Эдвард втянул голову обратно в спальню и спрыгнул с подоконника. Сел, привалившись спиной к стене. Повезло еще, что отец не заметил. Он нащупал в пижамных штанах пенис и сжал его в кулаке. Мама не велела там трогать, но Эдвард знал, что сегодня утром мама не узнает.
В тот день Эдвард не пошел в школу. Он тихо сидел в своей комнате и прочитал две главы.
В доме потихоньку собирались люди. Музыканты, папины друзья коммунисты, соседи, прихожане англиканской церкви, где Хезер играла на органе — на свадьбах, крестинах и похоронах.
Никто так и не сказал Эдварду, что его мать умерла. Родственники, все в слезах, обнимали его и рыдали над ним.

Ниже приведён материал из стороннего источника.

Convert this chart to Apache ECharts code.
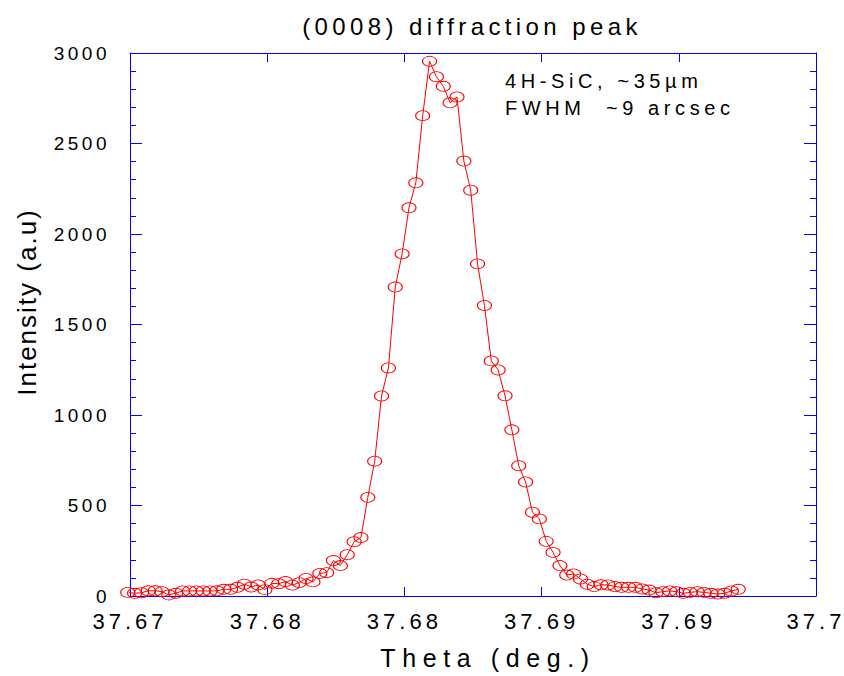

Его любимая тетка Джин воскликнула:
— Ах, Эдди, как же мы теперь без нее?
Все думали, что кто-то ему уже сказал, поэтому никто ничего так и не сказал. В дни перед похоронами Эдвард превратился в шпиона. Он подслушивал под дверями, жадно читал любой клочок бумаги.
В миг, когда маму сожгли и превратили в пепел, он отковыривал окаменелость от скалы на школьной экскурсии в Бамбург[4]. Взрослые решили, что похороны станут слишком большой травмой для такого малыша. Эдвард подслушал, как тетя Джин сказала его отцу:
— Ему нельзя идти, Перси. Бедняжка был противоестественно привязан к матери.
Из их разговора он узнал, что Памелу, его сестренку, которую он еще не видел, увезут в страну под названием Англия и она будет там жить с тетей Джин и дядей Эрнестом.
В одиннадцать часов, 1 октября 1959 года, Эдвард прекратил ковырять скалу и вытащил из кармана листок, на котором было написано: «Похороны Хезер Мери Клэр».
Он представил маму в гробу. Во что ее одели? Причесать не забыли? Точно ли она умерла? А что, если этот врач с накрашенными губами и черными усиками ошибся и мама вовсе не умерла, а просто заснула? Ведь папа сказал своим друзьям коммунистам, что этот доктор — позор всей этой сраной системы здравоохранения.
Эдвард стиснул в пальцах похоронное приглашение и опустился на колени. Осколки скалы больно впились в голые коленки, но Эдвард не обратил внимания. Он старался молиться Иисусу, но из головы все не шла картинка: вот мама просыпается в гробу и зовет, чтобы он ее освободил. А разве он сможет? Он же за сто с лишним миль от нее. Даже если прямо сейчас побежать на скорый поезд, все равно не успеть.
Тут раздался окрик учителя геологии, мистера Литтла:
— Клэр, пошевеливайся! До прилива полчаса. Остальные мальчишки, долбившие скалу, оглянулись и тут же успокоились: сердитый мистер Литтл орал не им, а этому Клэру, который по десять раз на дню хнычет без причины.
Джек Шпрот впервые осознал, что он беден, грязен и не из приличной семьи, когда мать послала его к соседям одолжить кастрюлю. Ему было шесть лет, и он брел по снегу в парусиновых туфлях. Носить резиновые сапоги была очередь Стюарта, его старшего брата. Стюарта послали в магазин с запиской, в которой родители просили отпустить в кредит нарезанный белый батон, две банки фасоли и десяток дешевых сигарет.
Джек увидел красный ковер, ощутил тепло от батареи рядом с входной дверью. В конце коридора виднелась кухня. На конфорках стояли четыре кастрюли. Из-под крышек вырывался пар, и в воздухе витал аромат, от которого у Джека тотчас потекли слюнки.